## What the exercise asks
Pictures excluded, return the lines below from the first through the line holding "(0.5,0.5) rectangle (1261.5,886.5);".

## Collected data
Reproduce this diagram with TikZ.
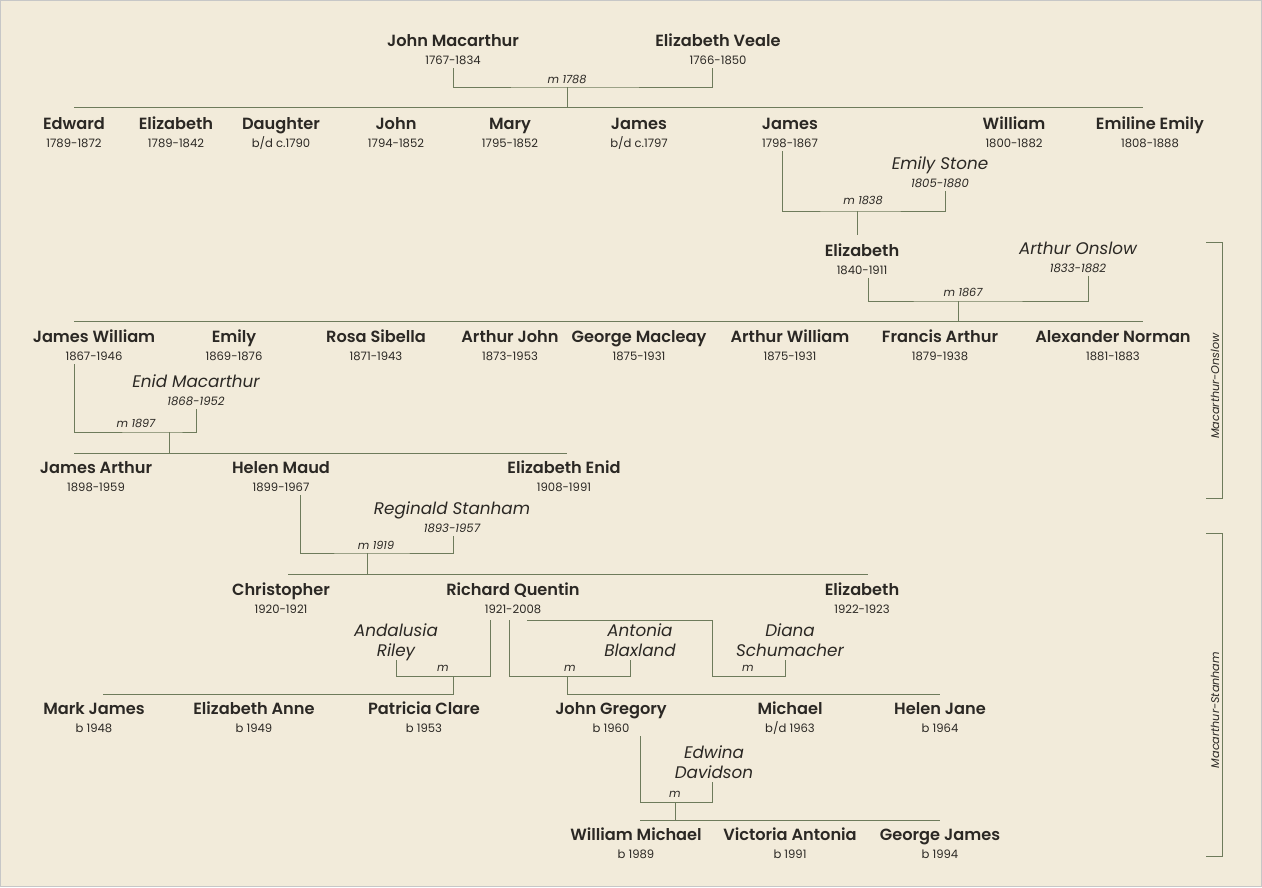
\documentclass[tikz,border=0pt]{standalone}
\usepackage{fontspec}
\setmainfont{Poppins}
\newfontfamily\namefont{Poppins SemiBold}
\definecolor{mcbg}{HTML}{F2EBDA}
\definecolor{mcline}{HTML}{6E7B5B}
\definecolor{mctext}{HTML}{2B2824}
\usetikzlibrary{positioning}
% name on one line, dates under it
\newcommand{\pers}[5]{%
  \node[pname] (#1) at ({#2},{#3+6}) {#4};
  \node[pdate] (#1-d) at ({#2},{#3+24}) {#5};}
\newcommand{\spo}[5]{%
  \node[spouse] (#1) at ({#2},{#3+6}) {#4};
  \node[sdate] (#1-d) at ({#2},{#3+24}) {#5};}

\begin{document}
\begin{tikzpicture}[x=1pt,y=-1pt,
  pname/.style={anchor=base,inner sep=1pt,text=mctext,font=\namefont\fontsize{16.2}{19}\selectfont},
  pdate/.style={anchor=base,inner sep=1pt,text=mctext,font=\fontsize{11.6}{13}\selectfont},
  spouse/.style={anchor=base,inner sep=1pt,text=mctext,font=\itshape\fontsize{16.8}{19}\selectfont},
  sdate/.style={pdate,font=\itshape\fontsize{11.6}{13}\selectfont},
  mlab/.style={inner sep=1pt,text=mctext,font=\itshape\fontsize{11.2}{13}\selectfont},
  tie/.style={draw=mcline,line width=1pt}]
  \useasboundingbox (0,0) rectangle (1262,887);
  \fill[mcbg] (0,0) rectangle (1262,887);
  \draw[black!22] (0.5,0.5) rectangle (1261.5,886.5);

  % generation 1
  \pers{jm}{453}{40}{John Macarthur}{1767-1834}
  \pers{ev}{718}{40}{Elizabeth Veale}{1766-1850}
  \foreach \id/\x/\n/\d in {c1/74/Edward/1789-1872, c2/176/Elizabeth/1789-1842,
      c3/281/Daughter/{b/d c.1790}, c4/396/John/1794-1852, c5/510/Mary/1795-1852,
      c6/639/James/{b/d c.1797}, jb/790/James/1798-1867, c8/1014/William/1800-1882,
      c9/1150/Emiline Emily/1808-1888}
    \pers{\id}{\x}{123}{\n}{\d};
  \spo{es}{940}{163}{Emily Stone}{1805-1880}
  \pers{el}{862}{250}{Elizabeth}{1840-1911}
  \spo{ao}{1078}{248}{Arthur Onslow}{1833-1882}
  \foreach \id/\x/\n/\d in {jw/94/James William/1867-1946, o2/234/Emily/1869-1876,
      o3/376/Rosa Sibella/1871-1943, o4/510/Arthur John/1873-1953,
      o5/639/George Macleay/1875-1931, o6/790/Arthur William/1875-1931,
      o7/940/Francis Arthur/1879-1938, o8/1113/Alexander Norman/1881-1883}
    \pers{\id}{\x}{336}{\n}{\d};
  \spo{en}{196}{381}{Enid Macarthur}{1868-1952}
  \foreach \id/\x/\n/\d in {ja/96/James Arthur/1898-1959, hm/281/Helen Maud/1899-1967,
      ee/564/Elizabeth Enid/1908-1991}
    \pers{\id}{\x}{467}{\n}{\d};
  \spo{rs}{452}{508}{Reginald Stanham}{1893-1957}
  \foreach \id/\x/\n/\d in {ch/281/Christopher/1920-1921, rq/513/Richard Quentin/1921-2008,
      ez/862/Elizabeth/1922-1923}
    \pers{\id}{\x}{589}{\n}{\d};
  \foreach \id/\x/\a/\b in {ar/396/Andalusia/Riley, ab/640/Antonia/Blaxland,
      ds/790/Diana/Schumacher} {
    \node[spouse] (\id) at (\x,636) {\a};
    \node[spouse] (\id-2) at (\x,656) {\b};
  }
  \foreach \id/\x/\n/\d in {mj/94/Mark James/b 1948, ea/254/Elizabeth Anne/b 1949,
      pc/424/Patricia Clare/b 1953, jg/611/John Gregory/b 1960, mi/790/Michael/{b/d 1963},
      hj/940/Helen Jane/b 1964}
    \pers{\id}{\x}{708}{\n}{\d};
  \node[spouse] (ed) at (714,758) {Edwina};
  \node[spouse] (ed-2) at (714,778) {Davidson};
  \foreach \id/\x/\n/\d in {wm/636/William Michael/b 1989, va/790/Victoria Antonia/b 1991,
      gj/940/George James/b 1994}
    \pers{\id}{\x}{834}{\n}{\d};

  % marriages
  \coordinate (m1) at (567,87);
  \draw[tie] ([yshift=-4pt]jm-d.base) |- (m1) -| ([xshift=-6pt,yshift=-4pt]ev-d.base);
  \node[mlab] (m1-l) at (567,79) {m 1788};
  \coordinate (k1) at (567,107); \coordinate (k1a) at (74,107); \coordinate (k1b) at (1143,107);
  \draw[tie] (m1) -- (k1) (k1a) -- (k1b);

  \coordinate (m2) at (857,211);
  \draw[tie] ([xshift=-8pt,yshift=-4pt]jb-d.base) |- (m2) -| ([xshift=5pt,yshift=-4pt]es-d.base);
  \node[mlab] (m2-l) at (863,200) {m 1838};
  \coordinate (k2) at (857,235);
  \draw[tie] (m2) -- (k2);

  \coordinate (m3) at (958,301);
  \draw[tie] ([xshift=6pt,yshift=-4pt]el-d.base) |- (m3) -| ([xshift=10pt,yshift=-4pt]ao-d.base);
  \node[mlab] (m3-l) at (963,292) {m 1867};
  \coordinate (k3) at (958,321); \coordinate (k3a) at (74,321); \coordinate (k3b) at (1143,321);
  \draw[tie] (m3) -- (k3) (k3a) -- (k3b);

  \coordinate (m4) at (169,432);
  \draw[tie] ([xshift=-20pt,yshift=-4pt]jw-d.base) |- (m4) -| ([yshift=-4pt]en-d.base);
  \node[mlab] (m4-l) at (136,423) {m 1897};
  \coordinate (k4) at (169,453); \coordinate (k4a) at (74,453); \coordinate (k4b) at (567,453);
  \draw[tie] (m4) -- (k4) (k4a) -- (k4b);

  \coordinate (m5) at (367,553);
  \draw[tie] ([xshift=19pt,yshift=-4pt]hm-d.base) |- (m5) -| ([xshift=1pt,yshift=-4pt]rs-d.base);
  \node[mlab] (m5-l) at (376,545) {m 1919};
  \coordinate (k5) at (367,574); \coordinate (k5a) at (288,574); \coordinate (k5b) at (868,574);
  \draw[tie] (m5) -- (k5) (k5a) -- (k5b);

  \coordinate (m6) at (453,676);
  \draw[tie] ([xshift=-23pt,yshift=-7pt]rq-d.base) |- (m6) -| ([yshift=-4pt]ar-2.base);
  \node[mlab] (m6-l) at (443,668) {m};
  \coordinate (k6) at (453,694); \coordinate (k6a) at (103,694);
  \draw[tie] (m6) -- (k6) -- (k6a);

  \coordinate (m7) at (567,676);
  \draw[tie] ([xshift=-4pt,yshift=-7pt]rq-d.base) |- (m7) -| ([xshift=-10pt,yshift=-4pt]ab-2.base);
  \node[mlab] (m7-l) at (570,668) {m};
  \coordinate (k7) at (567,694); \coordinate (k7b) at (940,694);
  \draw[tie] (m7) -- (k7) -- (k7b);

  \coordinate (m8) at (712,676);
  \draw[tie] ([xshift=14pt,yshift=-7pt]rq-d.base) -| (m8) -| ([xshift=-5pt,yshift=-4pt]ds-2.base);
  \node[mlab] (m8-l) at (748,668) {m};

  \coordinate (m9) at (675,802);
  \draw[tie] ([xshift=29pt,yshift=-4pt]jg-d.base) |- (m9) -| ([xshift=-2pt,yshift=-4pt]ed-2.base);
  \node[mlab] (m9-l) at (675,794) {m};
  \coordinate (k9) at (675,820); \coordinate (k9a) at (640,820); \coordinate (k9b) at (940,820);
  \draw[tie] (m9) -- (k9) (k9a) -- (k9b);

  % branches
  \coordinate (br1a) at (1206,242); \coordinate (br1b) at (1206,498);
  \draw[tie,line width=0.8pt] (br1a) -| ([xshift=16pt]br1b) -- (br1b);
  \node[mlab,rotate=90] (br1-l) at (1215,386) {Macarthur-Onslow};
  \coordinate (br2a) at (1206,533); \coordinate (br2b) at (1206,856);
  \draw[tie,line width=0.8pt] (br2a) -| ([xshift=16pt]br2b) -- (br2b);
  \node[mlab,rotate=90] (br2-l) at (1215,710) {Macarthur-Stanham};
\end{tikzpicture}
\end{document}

## Result of this task
Reproduce this diagram with TikZ.
\documentclass[tikz,border=0pt]{standalone}
\usepackage{fontspec}
\setmainfont{Poppins}
\newfontfamily\namefont{Poppins SemiBold}
\definecolor{mcbg}{HTML}{F2EBDA}
\definecolor{mcline}{HTML}{6E7B5B}
\definecolor{mctext}{HTML}{2B2824}
\usetikzlibrary{positioning}
% name on one line, dates under it
\newcommand{\pers}[5]{%
  \node[pname] (#1) at ({#2},{#3+6}) {#4};
  \node[pdate] (#1-d) at ({#2},{#3+24}) {#5};}
\newcommand{\spo}[5]{%
  \node[spouse] (#1) at ({#2},{#3+6}) {#4};
  \node[sdate] (#1-d) at ({#2},{#3+24}) {#5};}

\begin{document}
\begin{tikzpicture}[x=1pt,y=-1pt,
  pname/.style={anchor=base,inner sep=1pt,text=mctext,font=\namefont\fontsize{16.2}{19}\selectfont},
  pdate/.style={anchor=base,inner sep=1pt,text=mctext,font=\fontsize{11.6}{13}\selectfont},
  spouse/.style={anchor=base,inner sep=1pt,text=mctext,font=\itshape\fontsize{16.8}{19}\selectfont},
  sdate/.style={pdate,font=\itshape\fontsize{11.6}{13}\selectfont},
  mlab/.style={inner sep=1pt,text=mctext,font=\itshape\fontsize{11.2}{13}\selectfont},
  tie/.style={draw=mcline,line width=1pt}]
  \useasboundingbox (0,0) rectangle (1262,887);
  \fill[mcbg] (0,0) rectangle (1262,887);
  \draw[black!22] (0.5,0.5) rectangle (1261.5,886.5);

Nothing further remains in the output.